J’attends avec un chien plein de puce qui semble m’avoir adopté mais au départ il voulait plutôt me bouffer! Je lui ai donné un biscuit qui traîne dans mon sac et comme par hasard on est devenu potes. Au bout de deux heures je commence à m’endormir quand la fille de la voisine a pitié de moi et m’apporte des petits gâteaux. Ha tient y a des Turkmènes sympa, ça fait plaisir à voir! Elle me dit aussi que je peux utiliser son téléphone si je veux. Merci mais je vais attendre encore un peu.
Plus tard une nana arrive sur le pallier et ouvre la porte de l’appart. Je me dis chouette! Ça doit être la sœur de Kerim, je suis plus à la rue! Je vais vers elle, je lui demande si c’est bien chez Kerim, et là elle me dit haaaa non pas du tout, vous faites erreur.
Quoiiii mais pourtant je suis bien à la bonne adresse c’est quoi cette histoire?! Du coup je tape à la porte de la voisine, la nana super sympa me prête son portable. Et là au bout du fil… Y a un mec qui parle pas du tout anglais, qui doit avoir dans les 90 ans… Bref en plus de m’avoir donné une fausse adresse, il m’a donné un faux numéro! Arghhhh mais c’est quoi ce plan foireux?!
Lasse je reprends mes affaires et me retrouve dans la rue avec le chien qui me suit comme son ombre, surement persuadé que j’ai d’autres biscuits dans ma poche. Et puis finalement il s’en va. Super, maintenant je suis littéralement sans amis à Achgabat, Turkménistan.
Je commence à prendre le chemin du centre ville à la recherche d’un hôtel qui allait surement me coûter un bras et demi, voir deux. Je commence à faire des calculs dans ma tête, alors si je dors dans la gare de train ou de bus et que je mange des biscuit pendant 5 jours peut être que je vais pas trop dépenser d’argent??
Sauf que ces rats d’égouts de turkmènes ferment les gares la nuit. Et oui, on est pas en inde, t’a cru que quoi!?
J’arrive juste pas à croire que le mec m’a donné de fausses informations. Vraiment pas sympa les turkmènes! En chemin je m’arrête dans une supérette pour m’acheter des biscuits. A la caisse je demande au mec si je peux téléphoner de son portable, je me dis tant avec un petit miracle Kerim va me répondre, tant il prenait sa douche et c’est son grand-père qui a répondu?
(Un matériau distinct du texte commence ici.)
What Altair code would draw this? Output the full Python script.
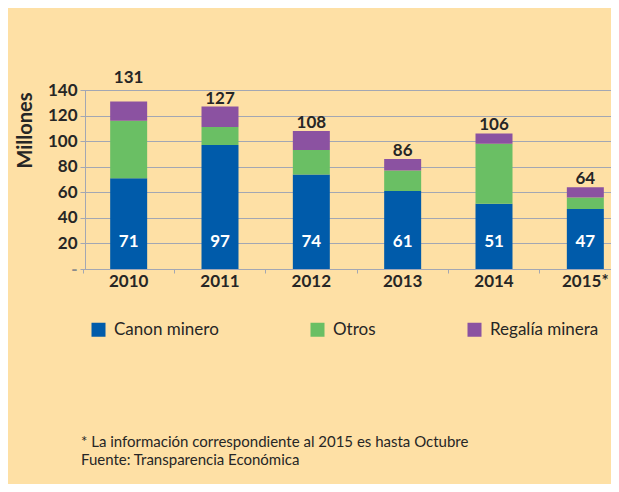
import altair as alt
import pandas as pd

years = ["2010", "2011", "2012", "2013", "2014", "2015*"]
canon = [71, 97, 74, 61, 51, 47]
otros = [45, 14, 19, 16, 47, 9]
regalia = [15, 16, 15, 9, 8, 8]
totals = [131, 127, 108, 86, 106, 64]
series = ["Canon minero", "Otros", "Regalía minera"]
colors = ["#005BAA", "#6ABF64", "#8B52A1"]
y_ticks = [0, 20, 40, 60, 80, 100, 120, 140]
footnotes = ["* La información correspondiente al 2015 es hasta Octubre",
             "Fuente: Transparencia Económica"]

rows = []
for i, yr in enumerate(years):
    for k, (s, vals) in enumerate(zip(series, [canon, otros, regalia])):
        rows.append({"year": yr, "serie": s, "value": vals[i], "order": k})
long_df = pd.DataFrame(rows)
wide_df = pd.DataFrame({"year": years, "canon": canon, "total": totals})

FONT = "Lato"
INK = "#262626"
GRID = "#A3A7B3"
BG = "#FEE0A5"

xscale = alt.Scale(domain=years, range=[-2, 546], paddingInner=0, paddingOuter=0)
yscale = alt.Scale(domain=[0, 140], nice=False)

x_axis = alt.Axis(title=None, labelAngle=0, labelFont=FONT, labelFontSize=17,
                  labelFontWeight="bold", labelColor=INK, domainColor=GRID,
                  tickColor=GRID, tickSize=4, bandPosition=0, labelPadding=0,
                  grid=False)

y_axis = alt.Axis(values=y_ticks, tickCount=8,
                  labelExpr="datum.value == 0 ? '-' : datum.label",
                  labelOverlap=False,
                  grid=True, gridColor=GRID, domainColor=GRID, tickColor=GRID,
                  tickSize=5, labelPadding=3, labelFont=FONT, labelFontSize=17,
                  labelFontWeight="bold",
                  labelColor=alt.condition("datum.value == 0", alt.value("#8C8C8C"), alt.value(INK)),
                  title="Millones", titleFont=FONT, titleFontSize=20,
                  titleFontWeight="bold", titleColor=INK, titleX=-59.5, titleY=40,
                  titleBaseline="middle", titleAngle=-90)

x_enc = alt.X("year:N", sort=years, scale=xscale, axis=x_axis)

bars = alt.Chart(long_df).mark_bar(width=alt.RelativeBandSize(0.405)).encode(
    x=x_enc,
    y=alt.Y("value:Q", stack="zero", scale=yscale, axis=y_axis, title="Millones"),
    color=alt.Color("serie:N", scale=alt.Scale(domain=series, range=colors),
                    legend=alt.Legend(title=None, orient="none", legendX=5, legendY=231,
                                      direction="horizontal", symbolType="square",
                                      symbolSize=196, symbolStrokeWidth=0, symbolOpacity=1,
                                      labelFont=FONT, labelFontSize=17, labelColor=INK,
                                      labelOffset=7, columnPadding=90)),
    order=alt.Order("order:Q"),
)

totals_txt = alt.Chart(wide_df).transform_filter("datum.year != '2010'").mark_text(
    dy=-3, baseline="alphabetic", font=FONT, fontSize=17, fontWeight="bold", color=INK
).encode(x=x_enc, y=alt.Y("total:Q", scale=yscale, axis=y_axis, title="Millones"),
         text="total:Q")

totals_first = alt.Chart(wide_df).transform_filter("datum.year == '2010'").mark_text(
    dy=-19, baseline="alphabetic", font=FONT, fontSize=17, fontWeight="bold", color=INK
).encode(x=x_enc, y=alt.Y("total:Q", scale=yscale, axis=y_axis, title="Millones"),
         text="total:Q")

inside_txt = alt.Chart(wide_df).transform_calculate(base="0").mark_text(
    dy=-27, baseline="middle", font=FONT, fontSize=17, fontWeight="bold", color="white"
).encode(x=x_enc, y=alt.Y("base:Q", scale=yscale, axis=y_axis, title="Millones"),
         text="canon:Q")

foot = alt.Chart(pd.DataFrame({"k": [0]})).mark_text(
    text=footnotes, align="left", baseline="alphabetic", font=FONT, fontSize=15,
    lineHeight=18.3, color=INK
).encode(x=alt.value(-4), y=alt.value(356.5))

chart = alt.layer(bars, totals_txt, totals_first, inside_txt, foot).properties(
    width=526, height=179,
    autosize=alt.AutoSizeParams(type="none"),
    padding={"left": 77, "top": 82, "right": 0, "bottom": 215},
    background=BG,
).configure_view(stroke=None)

chart.save("out.html", embed_options={"renderer": "svg", "actions": False})
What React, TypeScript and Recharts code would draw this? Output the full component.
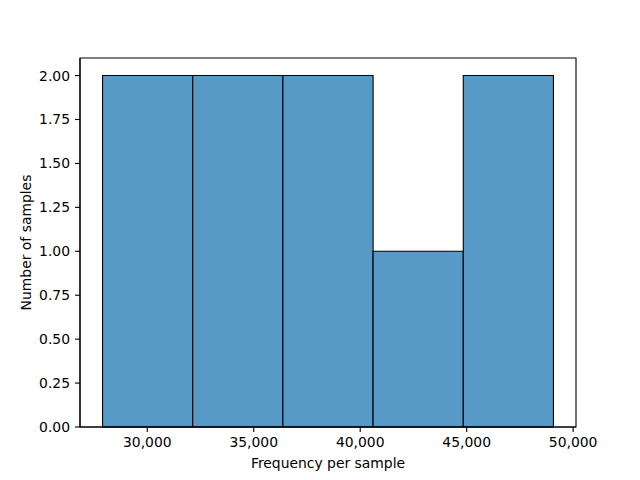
import React from 'react';
import { ComposedChart, XAxis, YAxis, ReferenceArea, Line } from 'recharts';

// Histogram bins (edges) and counts
const binEdges = [27900, 32135, 36370, 40605, 44840, 49075];
const counts = [2, 2, 2, 1, 2];
const xTicks = [30000, 35000, 40000, 45000, 50000];
const yTicks = [0, 0.25, 0.5, 0.75, 1.0, 1.25, 1.5, 1.75, 2.0];
const xDomain = [26841, 50134];
const yDomain = [0, 2.1];

const data = counts.map((c, i) => ({
  center: (binEdges[i] + binEdges[i + 1]) / 2,
  count: c,
}));

const FONT = 'DejaVu Sans';
const FS = 13.9;

export default function App() {
  if (typeof document !== 'undefined') document.body.style.margin = '0';
  return (
    <div style={{ width: 640, height: 480, background: '#fff' }}>
      <ComposedChart
        width={640}
        height={480}
        data={data}
        margin={{ top: 58, right: 64, bottom: 0, left: 0 }}
      >
        <XAxis
          dataKey="center"
          type="number"
          domain={xDomain}
          allowDataOverflow
          ticks={xTicks}
          tickFormatter={(v: number) => v.toLocaleString('en-US')}
          height={53}
          tickSize={5}
          tickMargin={5}
          stroke="#000"
          strokeWidth={1.1}
          tick={{ fill: '#000', fontSize: FS, fontFamily: FONT }}
          label={{
            content: (props: any) => {
              const vb = props.viewBox;
              return (
                <text
                  x={vb.x + vb.width / 2}
                  y={vb.y + 41}
                  textAnchor="middle"
                  fontFamily={FONT}
                  fontSize={FS}
                  fill="#000"
                >
                  Frequency per sample
                </text>
              );
            },
          }}
        />
        <YAxis
          type="number"
          domain={yDomain}
          allowDataOverflow
          ticks={yTicks}
          tickFormatter={(v: number) => v.toFixed(2)}
          width={80}
          tickSize={5}
          tickMargin={5}
          stroke="#000"
          strokeWidth={1.1}
          tick={{ fill: '#000', fontSize: FS, fontFamily: FONT }}
          label={{
            content: (props: any) => {
              const vb = props.viewBox;
              const x = vb.x + 31;
              const y = vb.y + vb.height / 2;
              return (
                <text
                  x={x}
                  y={y}
                  transform={`rotate(-90, ${x}, ${y})`}
                  textAnchor="middle"
                  fontFamily={FONT}
                  fontSize={FS}
                  fill="#000"
                >
                  Number of samples
                </text>
              );
            },
          }}
        />
        {counts.map((c, i) => (
          <ReferenceArea
            key={i}
            x1={binEdges[i]}
            x2={binEdges[i + 1]}
            y1={0}
            y2={c}
            fill="#5799c7"
            fillOpacity={1}
            stroke="#000"
            strokeWidth={1.1}
            ifOverflow="visible"
          />
        ))}
        <ReferenceArea
          x1={xDomain[0]}
          x2={xDomain[1]}
          y1={yDomain[0]}
          y2={yDomain[1]}
          fill="none"
          fillOpacity={0}
          stroke="#000"
          strokeWidth={1.1}
          ifOverflow="visible"
        />
        <Line dataKey="count" stroke="none" dot={false} activeDot={false} isAnimationActive={false} />
      </ComposedChart>
    </div>
  );
}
Quand je donne le numéro au mec il me dit beh non c’est pas un numéro turkmène ça! Il enlève les trois premiers chiffres, il les remplace par un 8 et me donne le téléphone. Et là, devinez qui c’est qui répond!?! C’est Kerim! Il me dit pas de problème, je viens te chercher ne bouge pas de là où tu es. Je lui redonne le mec de la supérette qui lui explique où je suis. Et cinq minutes plus tard il débarque. Ouuuufff je suis sauvée!
Dans la voiture il m’explique pourquoi il m’a donné une fausse adresse. En fait au Turkménistan le couchsurfing est interdit. Si un local accueille un étranger chez lui il faut qu’il aille le déclarer à la police.
Donc vous imaginez bien que personne ne veut aller à la police pour faire cette déclaration, ça serai une source d’ennuis intarissable. Un jour un étranger qui devait aller chez kerim a eu le malheur de le dire à la police, lors d’un contrôle. Résultat Kerim a du aller pointer tous les jours au commissariat pendant un mois. Donc du coup maintenant il ne donne plus sa véritable adresse.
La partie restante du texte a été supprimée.